Multi-Disciplinary Evaluation Of Vehicle Platooning Scenarios
Presenter: Christian Kehrer, Business Development Manager, Altair
This presentation discusses the multi-disciplinary evaluation of truck platooning, with the lead truck sending out acceleration, braking and steering signals for the following trucks to react accordingly. The benefits address safety requirements, fuel savings, traffic capacity and convenience.
The presentation demonstrates why platooning requires a holistic approach in the sense of connecting different modeling and simulation methods for a virtual evaluation of this system of systems.
Heavy Equipment Simulations: Multi-body, Hydraulics & DEM
Presenter: Ronald Kett, Technical Specialist, Altair
For a Stewart-Gough-Platform (Hexapod), various software tools were used to study and design highly dynamic hydraulic drives together with an overall system control. Calculation of Eigenfrequencies, control design and comparison, hydraulic system design, and overall simulation control were done in Altair Activate, the mechanics of the Stewart-Gough-Platform was taken from a CAD model into Altair Inspire Motion. The co-simulation between control + hydraulics and mechanics was performed using Activate and Altair MotionSolve. Altair HyperView and HyperGraph were used to analyze and visualize the results.
With the highly integrated solutions, the results could be achieved within a very short time. The different types of models (linear/simplified/full mechanics/hydraulics) made it possible to start with fast development cycles and finally achieve reliable results.
Real-Time Simulator of a Mobile Crane
Presenter: Arnold Free, Chief Innovation Officer and Co-Founder, CM Labs
Mechatronic systems and off-highway equipment design is rapidly evolving.

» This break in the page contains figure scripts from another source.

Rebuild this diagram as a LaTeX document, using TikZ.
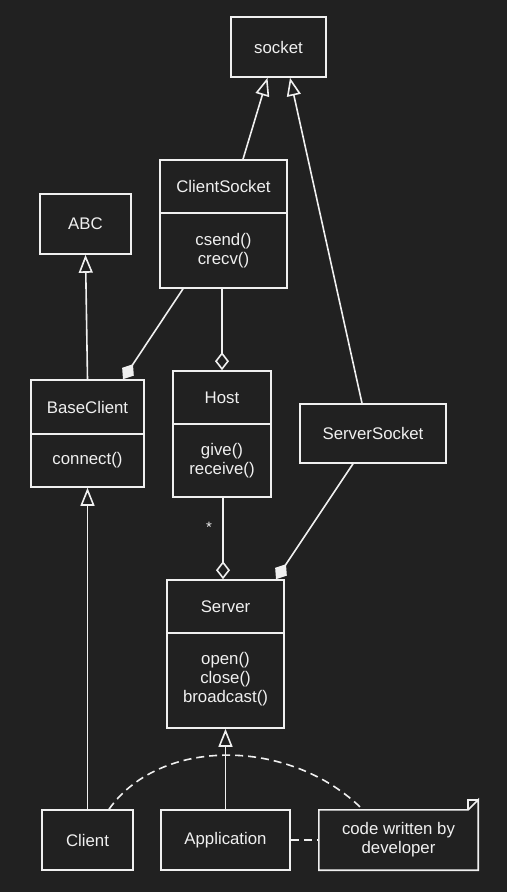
\documentclass[tikz,border=0pt]{standalone}
\usepackage{fontspec}
\setmainfont{Liberation Sans}
\usetikzlibrary{arrows.meta}
\definecolor{bgc}{HTML}{212121}
\definecolor{fgc}{HTML}{F0F0F0}
\begin{document}
\begin{tikzpicture}[x=1pt,y=-1pt,
  box/.style={draw=fgc, line width=1.6pt, fill=bgc, inner sep=0pt},
  txt/.style={text=fgc, font=\fontsize{16.8}{19}\selectfont, align=center, inner sep=0pt},
  ln/.style={draw=fgc, line width=1.6pt},
  inh/.style={ln, -{Triangle[open, length=18pt, width=14pt, line width=1.6pt]}},
  agg/.style={ln, -{Diamond[open, length=18pt, width=14pt, line width=1.6pt]}},
  comp/.style={ln, -{Diamond[fill=fgc, length=18pt, width=14pt, line width=1.6pt]}}]
\fill[bgc] (0,0) rectangle (507,892);
\useasboundingbox (0,0) rectangle (507,892);

% boxes
\node[box, minimum width=95pt, minimum height=60pt] (socket) at (278.5,47) {};
\node[txt] (socketT) at (278.5,47) {socket};

\node[box, minimum width=127pt, minimum height=128pt] (cs) at (223.5,224) {};
\draw[ln] (cs.west |- 0,213) coordinate (csd) -- (cs.east |- 0,213);
\node[txt] (csT) at (223.5,186.5) {ClientSocket};
\node[txt] (csM) at (223.5,250.5) {csend()\\crecv()};

\node[box, minimum width=91pt, minimum height=60pt] (abc) at (85.5,224) {};
\node[txt] (abcT) at (85.5,224) {ABC};

\node[box, minimum width=113pt, minimum height=107pt] (bc) at (87.5,433.5) {};
\draw[ln] (bc.west |- 0,434) -- (bc.east |- 0,434);
\node[txt] (bcT) at (87.5,407) {BaseClient};
\node[txt] (bcM) at (87.5,460.5) {connect()};

\node[box, minimum width=98pt, minimum height=126pt] (host) at (222,434) {};
\draw[ln] (host.west |- 0,424) -- (host.east |- 0,424);
\node[txt] (hostT) at (222,397.5) {Host};
\node[txt] (hostM) at (222,461) {give()\\receive()};

\node[box, minimum width=146pt, minimum height=59pt] (ss) at (373,433.5) {};
\node[txt] (ssT) at (373,433.5) {ServerSocket};

\node[box, minimum width=117pt, minimum height=148pt] (srv) at (225.5,654) {};
\draw[ln] (srv.west |- 0,633) -- (srv.east |- 0,633);
\node[txt] (srvT) at (225.5,606.5) {Server};
\node[txt] (srvM) at (225.5,679) {open()\\close()\\broadcast()};

\node[box, minimum width=91pt, minimum height=60pt] (client) at (87.5,840) {};
\node[txt] (clientT) at (87.5,840) {Client};

\node[box, minimum width=129pt, minimum height=60pt] (app) at (225.5,840) {};
\node[txt] (appT) at (225.5,840) {Application};

\node[minimum width=159pt, minimum height=60pt, inner sep=0pt] (note) at (398.5,840) {};
\draw[ln, line join=miter] (note.north west) -- ([xshift=-10pt]note.north east) -- ([yshift=10pt]note.north east) -- (note.south east) -- (note.south west) -- cycle;
\draw[ln] ([xshift=-10pt]note.north east) -- ([xshift=-10pt,yshift=10pt]note.north east) -- ([yshift=10pt]note.north east);
\node[txt] (noteT) at (398.5,840) {code written by\\developer};

% connectors
\draw[inh] ([xshift=19.5pt]cs.north) -- ([xshift=-11pt]socket.south);
\draw[inh] ([xshift=-11pt]ss.north) -- ([xshift=11.5pt]socket.south);
\draw[inh] (bc.north) -- (abc.south);
\draw[inh] (client.north) -- (bc.south);
\draw[comp] ([xshift=-40.5pt]cs.south) -- ([xshift=35.5pt]bc.north);
\draw[agg] ([xshift=-1.5pt]cs.south) -- (host.north);
\draw[agg] ([xshift=1pt]host.south) -- ([xshift=-2.5pt]srv.north);
\node[txt, font=\fontsize{15}{15}\selectfont] (star) at (209,527) {*};
\draw[comp] ([xshift=-20pt]ss.south) -- ([xshift=50.5pt]srv.north);
\draw[inh] (app.north) -- (srv.south);
\draw[ln, dash pattern=on 8pt off 5pt] (app.east) -- (note.west);
\draw[ln, dash pattern=on 8pt off 5pt] ([xshift=21.5pt]client.north) .. controls (160,737) and (290,737) .. ([xshift=-35.5pt]note.north);
\end{tikzpicture}
\end{document}
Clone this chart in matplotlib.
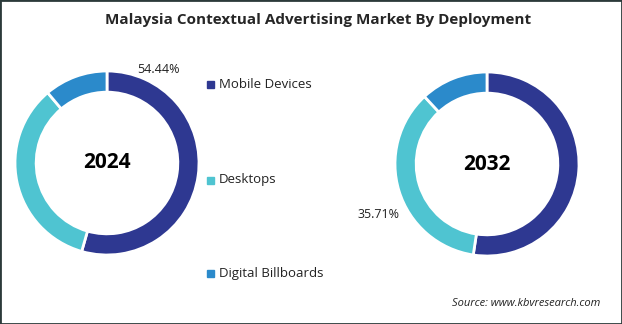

With advanced control features, operator-assistance systems, and even full autonomy on the horizon, engineers are building complex systems simulation models to better understand their smart machines. Through the use of interactive and immersive VR software, systems models can be derived from high-fidelity engineering simulations and used for operator-in-the-loop, HIL, and SIL testing. Interactive virtual prototypes allow for human-factors test and measuring system performance in hyper-realistic virtual worksites. Simulation is also being used for AI based perception and motion planning in autonomous systems. Sales and marketing departments are now using interactive simulations and visualization to demonstrate products. The value of simulation is expanding rapidly in OEMs.
CM Labs Simulations has recently partnered with Altair to bring together engineering simulation and interactive real-time systems models to perform all of the above. Validated multibody systems dynamics models from Altair MotionSolve can be used to build interactive models in Vortex Studio and combined with advanced real-time 3d graphics to create immersive live simulations with human interaction. With real-time simulation, it is also possible to connect to interactive control models and system level multidisciplinary simulations with Altair Activate.
The presentation uses a mobile crane model as an example. It will demonstrate the process of translating the engineering models to real-time, creating realistic working scenarios and deploying in immersive simulators for operator in-the-loop testing and system demonstration.
Quadcopters: From System Modeling to Real-Time Simulator
Presenter: John Straetmans, Computer Engineering Student, University of Michigan
This project attempts to build an accurate real-time (RT) drone simulator through the full integration of a 1D functional model of a drone created in Altair Activate®, along with its corresponding geometry, into Unreal Engine via the Functional Mock-up Interface (FMI) standard. Then, VR, peripheral controllers, and other functionalities were added to the representation. This task was accomplished by modifying the Altair RT Vehicle Package, making it able to handle not just vehicles, but any system model located in an FMU for co-simulation, in this case a quadcopter model.
Once the FMU containing the Altair Activate® drone model was successfully loaded into Unreal Engine, the tools provided by the application allow additional features to be added, such as VR support. By implementing an FMU, together with its geometry, into Unreal Engine, we can visually analyze the dynamics of the system to further verify the drone model and its performance. In the future, this integration process should be facilitated to automatically load any FMU following just a few steps.